Writing a parser: is it better to track character position or splice/substring at each iteration?

Question

I've written several json parsers (unfortunately none of them is opensource to be able to point at). In my opinion one of the best techniques when writing a json parser is first writing a "SAX" like parser that takes an input string or stream, parses the input and emits events (for example to the listener you set):

BeginDictionary() (dictionary ~ json object if you like that more)
BeginDictionaryItem(key, quoted)
EndDictionary()
BeginList()
EndList()
Literal(string_value, quoted)

Literal: A quoted or non-quoted string. This sax parser doesn't have to recognize json data types like string, float, bool, this parser just recognizes everything as either a quoted or non-quoted string and passes it to your event listener. Sometimes when you parse a config file it can come handy to allow dictionary keys without quotes, the config looks much nicer this way... Also alowing comments and commas after the last dictionary/list item can be practical but that is already nonstandard json...

If you want a parser that parses only standard json data types not all kind of quoted/nonquoted strings/words then you can implement a listener that converts "literals" to json types and passes them to another kind of listener that accepts only json specific types. One possible optimization here is that the listener passes only indexes to the listener through events and these indexes point into the input string/stream if you don't want duplication/copying. Optionally you can write a parser listener implementation that unquotes a string in place and stores it right into the input buffer destructively if the given platform/language allows that assuming that the parser doesn't look back.

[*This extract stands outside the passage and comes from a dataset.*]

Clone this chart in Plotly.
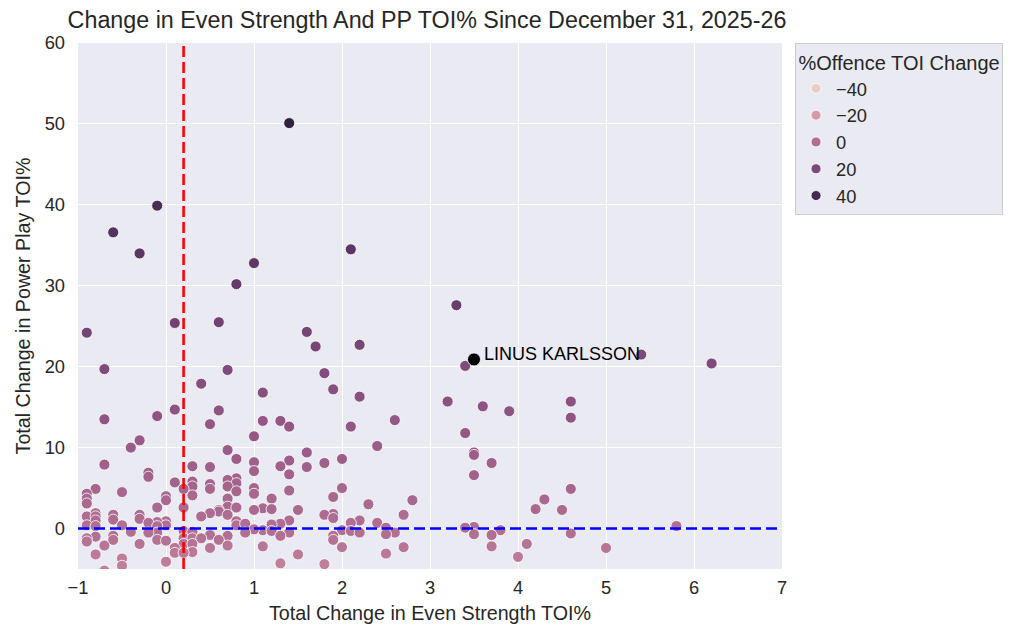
import numpy as np
import plotly.graph_objects as go

# ---------------- data ----------------
es_change = [
    1.4, -0.1, -0.6, -0.3, 2.1, 1.0, 0.8, 3.3, 0.1, 0.6,
    -0.9, 1.6, 1.7, 2.2, -0.7, 0.7, 1.8, 3.4, 5.4, 6.2,
    1.9, 2.2, 1.1, 0.4, 3.2, 3.6, 3.9, 4.6, 4.6, -0.7,
    -0.1, 0.1, 0.6, 0.5, 1.1, 1.3, 1.4, 2.1, 2.6, 3.4,
    1.0, -0.3, -0.4, 2.4, 0.7, 1.6, 3.5, 3.5, 0.8, 2.0,
    1.4, 1.0, 1.8, 3.7, -0.7, 0.3, 1.3, 0.5, 1.6, 1.0,
    -0.2, -0.2, 1.4, 3.5, 0.8, 0.7, 0.1, 0.3, 0.8, 0.5,
    0.3, 0.7, 1.0, 2.0, 0.2, 0.5, -0.8, 4.6, 1.4, 0.8,
    -0.5, -0.9, 1.0, 0.3, 0.0, 1.9, -0.9, 0.7, 1.2, 4.3,
    0.0, 2.8, -0.9, 2.3, 0.7, -0.1, 0.2, 0.8, 1.1, 1.2,
    0.6, 1.0, 1.5, 4.2, 4.5, 0.6, 0.5, -0.8, 1.9, 1.8,
    2.7, -0.6, -0.3, 0.7, -0.9, -0.8, 0.4, 1.9, -0.3, -0.6,
    -0.8, 1.4, 2.2, 0.0, 0.8, -0.1, -0.2, 2.1, 2.4, 0.8,
    0.9, 1.3, 1.2, -0.9, -0.5, 0.0, -0.8, -0.1, 5.8, 3.5,
    1.1, 2.5, 3.4, 1.0, 2.0, 3.8, 0.2, 1.2, 2.1, -0.4,
    0.3, -0.1, -0.2, 0.9, 1.4, 2.2, 2.6, 4.6, 2.5, 3.5,
    3.7, 0.5, 1.3, -0.6, 1.9, -0.8, 0.7, 0.2, 0.3, 0.4,
    -0.9, -0.1, -0.6, 0.6, 1.9, -0.9, 0.0, 0.2, 0.3, -0.3,
    4.1, -0.7, 0.7, 1.1, 3.7, 2.0, 2.7, 0.1, 0.5, 5.0,
    0.1, 0.3, 0.2, 2.5, -0.8, 1.5, 4.0, -0.5, 0.0, 1.3,
    1.8, -0.5, -0.7,
]
pp_change = [
    50.1, 39.9, 36.6, 34.0, 34.5, 32.8, 30.2, 27.6, 25.4, 25.5,
    24.2, 24.3, 22.5, 22.7, 19.7, 19.6, 19.2, 20.1, 21.5, 20.4,
    17.2, 16.3, 16.8, 17.9, 15.7, 15.1, 14.5, 15.7, 13.7, 13.5,
    13.9, 14.7, 14.6, 12.9, 13.3, 13.3, 12.6, 12.6, 13.4, 11.8,
    11.4, 10.9, 10.0, 10.2, 9.7, 9.4, 9.4, 9.1, 8.6, 8.6,
    8.4, 8.2, 8.1, 8.1, 7.9, 7.7, 7.7, 7.6, 7.6, 7.1,
    6.9, 6.4, 6.7, 6.6, 6.2, 6.0, 5.7, 5.8, 5.6, 5.5,
    5.2, 5.2, 5.0, 5.0, 4.9, 4.9, 4.9, 4.9, 4.7, 4.6,
    4.5, 4.3, 4.3, 4.1, 4.0, 3.9, 3.7, 3.7, 3.7, 3.6,
    3.5, 3.5, 3.1, 3.0, 2.7, 2.6, 2.6, 2.6, 2.5, 2.4,
    2.3, 2.3, 2.3, 2.4, 2.3, 2.1, 1.9, 1.9, 1.8, 1.7,
    1.7, 1.7, 1.7, 1.7, 1.5, 1.5, 1.5, 1.3, 1.2, 1.1,
    1.0, 1.0, 1.0, 0.9, 0.9, 0.8, 0.7, 0.7, 0.7, 0.4,
    0.6, 0.6, 0.5, 0.4, 0.4, 0.4, 0.3, 0.3, 0.3, 0.2,
    -0.2, 0.1, 0.1, -0.1, -0.2, -0.2, -0.3, -0.3, -0.3, -0.4,
    -0.4, -0.5, -0.5, -0.5, -0.5, -0.5, -0.5, -0.6, -0.7, -0.7,
    -0.8, -0.8, -0.9, -0.9, -0.9, -1.0, -0.9, -1.2, -1.2, -1.2,
    -1.2, -1.4, -1.4, -1.4, -1.4, -1.6, -1.5, -1.9, -1.9, -1.9,
    -1.9, -2.1, -2.1, -2.2, -2.2, -2.3, -2.3, -2.4, -2.4, -2.4,
    -3.0, -2.9, -3.0, -3.1, -3.2, -3.2, -3.5, -3.7, -4.1, -4.3,
    -4.4, -4.6, -5.2,
]
offence_change = [
    47, 38, 34, 32, 32, 31, 29, 27, 24, 24,
    23, 23, 22, 22, 19, 19, 18, 19, 20, 19,
    16, 16, 16, 17, 15, 14, 14, 15, 13, 13,
    13, 14, 14, 12, 12, 12, 12, 12, 12, 11,
    11, 10, 9, 9, 9, 9, 9, 8, 8, 8,
    8, 7, 7, 7, 7, 7, 7, 7, 7, 6,
    6, 6, 6, 6, 6, 5, 5, 5, 5, 5,
    5, 5, 4, 4, 4, 4, 4, 4, 4, 4,
    4, 4, 4, 3, 3, 3, 3, 3, 3, 3,
    3, 3, 3, 2, 2, 2, 2, 2, 2, 2,
    2, 2, 2, 2, 2, 2, 1, 1, 1, 1,
    1, 1, 1, 1, 1, 1, 1, 1, 1, 1,
    1, 1, 1, 0, 0, 0, 0, 0, 0, 0,
    0, 0, 0, 0, 0, 0, 0, 0, 0, 0,
    0, 0, 0, 0, 0, 0, -1, -1, -1, -1,
    -1, -1, -1, -1, -1, -1, -1, -1, -1, -1,
    -1, -1, -1, -1, -1, -1, -1, -2, -2, -2,
    -2, -2, -2, -2, -2, -2, -2, -3, -3, -3,
    -3, -4, -4, -4, -4, -4, -4, -4, -4, -4,
    -5, -5, -5, -5, -6, -6, -6, -7, -7, -8,
    -8, -8, -9,
]

highlight_name = "LINUS KARLSSON"
highlight_es = [3.5]
highlight_pp = [20.9]

es_reference = 0.2
pp_reference = 0.0

legend_levels = [-40, -20, 0, 20, 40]
legend_labels = ["\u221240", "\u221220", "0", "20", "40"]
hue_min, hue_max = -42, 48

x_ticks = [-1, 0, 1, 2, 3, 4, 5, 6, 7]
y_ticks = [0, 10, 20, 30, 40, 50, 60]

# ---------------- seaborn-like cubehelix palette ----------------
def cubehelix_rgb(n=6, start=0.0, rot=0.4, gamma=1.0, hue=0.8, light=0.85, dark=0.15):
    x = np.linspace(light, dark, n)
    xg = x ** gamma
    a = hue * xg * (1 - xg) / 2
    phi = 2 * np.pi * (start / 3 + rot * x)
    r = xg + a * (-0.14861 * np.cos(phi) + 1.78277 * np.sin(phi))
    g = xg + a * (-0.29227 * np.cos(phi) - 0.90649 * np.sin(phi))
    b = xg + a * (1.97294 * np.cos(phi))
    return np.clip(np.stack([r, g, b], axis=1), 0, 1)

pal = cubehelix_rgb()
stops = np.linspace(0, 1, len(pal))
colorscale = [[float(s), "rgb(%d,%d,%d)" % tuple((c * 255).round())] for s, c in zip(stops, pal)]

def hue_color(v):
    t = (v - hue_min) / (hue_max - hue_min)
    t = min(max(t, 0), 1)
    rgb = [np.interp(t, stops, pal[:, k]) for k in range(3)]
    return "rgb(%d,%d,%d)" % tuple(int(round(c * 255)) for c in rgb)

FONT = "Liberation Sans, Arial, DejaVu Sans, sans-serif"
TXT = "#262626"

fig = go.Figure()

fig.add_trace(go.Scatter(
    x=es_change, y=pp_change, mode="markers", showlegend=False,
    marker=dict(size=11, color=offence_change, colorscale=colorscale,
                cmin=hue_min, cmax=hue_max, showscale=False,
                line=dict(color="white", width=0.8)),
    hoverinfo="x+y",
))

for lvl, lab in zip(legend_levels, legend_labels):
    fig.add_trace(go.Scatter(
        x=[None], y=[None], mode="markers", name=lab, showlegend=True,
        marker=dict(size=10, color=hue_color(lvl), line=dict(color="white", width=0.8)),
    ))

fig.add_trace(go.Scatter(
    x=highlight_es, y=highlight_pp, mode="markers", showlegend=False,
    marker=dict(size=13, color="black", line=dict(color="white", width=0.8)),
))
fig.add_annotation(x=highlight_es[0], y=highlight_pp[0], text=highlight_name,
                   showarrow=False, xanchor="left", yanchor="middle", xshift=8, yshift=5,
                   font=dict(family=FONT, size=18, color="black"))

fig.add_shape(type="line", xref="x", yref="paper", x0=es_reference, x1=es_reference,
              y0=0, y1=1, line=dict(color="red", width=2.6, dash="11px,5px"), layer="above")
fig.add_shape(type="line", xref="paper", yref="y", x0=0, x1=1,
              y0=pp_reference, y1=pp_reference,
              line=dict(color="blue", width=2.6, dash="11px,5px"), layer="above")

fig.update_layout(
    width=1024, height=643,
    margin=dict(l=70, r=250, t=35, b=82),
    paper_bgcolor="white", plot_bgcolor="#EAEAF2",
    font=dict(family=FONT, size=18, color=TXT),
    title=dict(text="Change in Even Strength And PP TOI% Since December 31, 2025-26",
               x=(62 + 776) / 2 / 1024, xanchor="center", y=1 - 12 / 643, yanchor="middle",
               font=dict(size=23.3, color=TXT)),
    xaxis=dict(range=[-1, 7], tickvals=x_ticks, showgrid=True, gridcolor="white",
               gridwidth=1.3, zeroline=False, showline=False, ticks="",
               tickfont=dict(size=18.3, color=TXT), ticklabelstandoff=6,
               title=dict(text="Total Change in Even Strength TOI%", font=dict(size=19.7, color=TXT), standoff=8)),
    yaxis=dict(range=[-5, 60], tickvals=y_ticks, showgrid=True, gridcolor="white",
               gridwidth=1.3, zeroline=False, showline=False, ticks="",
               tickfont=dict(size=18.3, color=TXT), ticklabelstandoff=12,
               title=dict(text="Total Change in Power Play TOI%", font=dict(size=19.7, color=TXT), standoff=8)),
    legend=dict(x=1.0185, y=1.0, xanchor="left", yanchor="top",
                bgcolor="#EAEAF2", bordercolor="#CCCCCC", borderwidth=1,
                font=dict(size=18.3, color=TXT),
                title=dict(text="%Offence TOI Change", font=dict(size=20, color=TXT), side="top center"),
                itemsizing="trace", tracegroupgap=0),
)

fig.write_html("out.html")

You can also write a parser listener that just stores syntax highlight info. You can write one that builds an in-memory DOM-like tree from your json... And you can use just one simple-stupid parser that can be plugged together with many different parser-listener implementations for different kind of tasks. You can also chain together listeners if you write them to allow this like: parser -> json type converter listener -> json schema validator listener -> json syntax highlight listener -> json dom builder listener...

And there is no need to separate a tokenizer and a parser in case of a simple language like json, write it as a single piece of recursive descent parser that does everything.

If you do it by optimizing for memory usage then the variable memory requirement of the parser is one bit per nested json object/list (but this version is not a recursive descent parser).